= Hawaii Prepaid Health Care Act =

Law relating to healthcare in Hawaii, United States

Hawaii Prepaid Health Care (PHC) Act (PHCA) is a state law (Hawaii Revised Statutes Chapter 393) enacted June 12, 1974 in the State of Hawaii to improve health care coverage by employer mandate. The Hawaii Prepaid Health Care Act set a minimum standards of health care benefits for workers. Upon its adoption in 1974, Hawaii became the first U.S. state to require minimum standards of health care benefits by law. Hawaii State Rep. Yoshito Takamine, the longtime chairman of the House Labor Committee, was one of the law's chief architects and proponents.
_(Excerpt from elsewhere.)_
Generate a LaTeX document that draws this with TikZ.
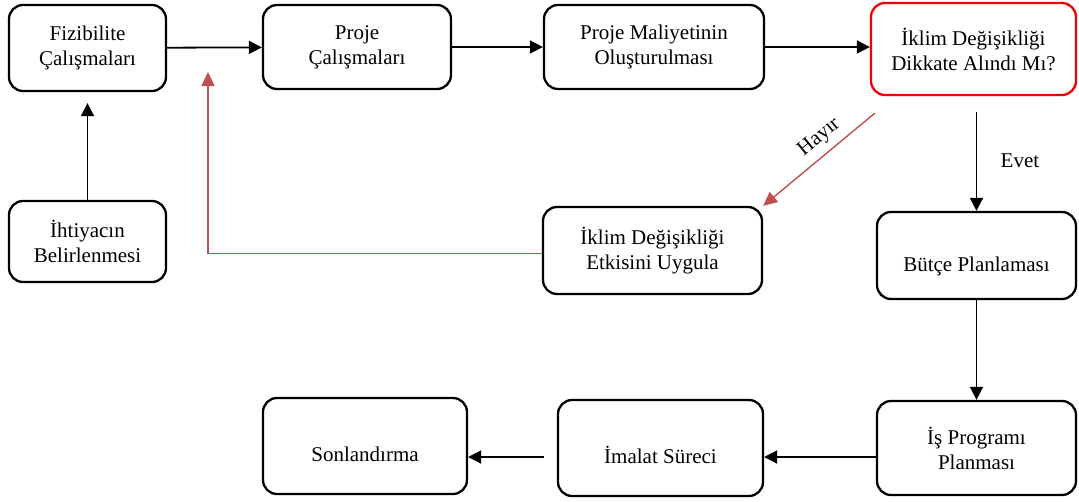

Among other things, Hawaii's law requires employers to offer coverage to employees working at least 20 hours per week for four or more consecutive weeks. In contrast, the federal Patient Protection and Affordable Care Act requires employers to offer coverage to employees working at least 30 hours per week effective Jan. 1, 2014. The two laws also establish different penalties for employers that do not offer coverage.

The federal Employee Retirement Income Security Act of 1974 (ERISA) contains an exemption for the PHCA. Before the passage of the Prepaid Health Care Act, Hawaii had an uninsured rate of 30%. By 2013, Hawaii's uninsured rate of 6.7% was the second-lowest uninsured rate in the nation, trailing only Massachusetts, which had an uninsured rate of 3.7%.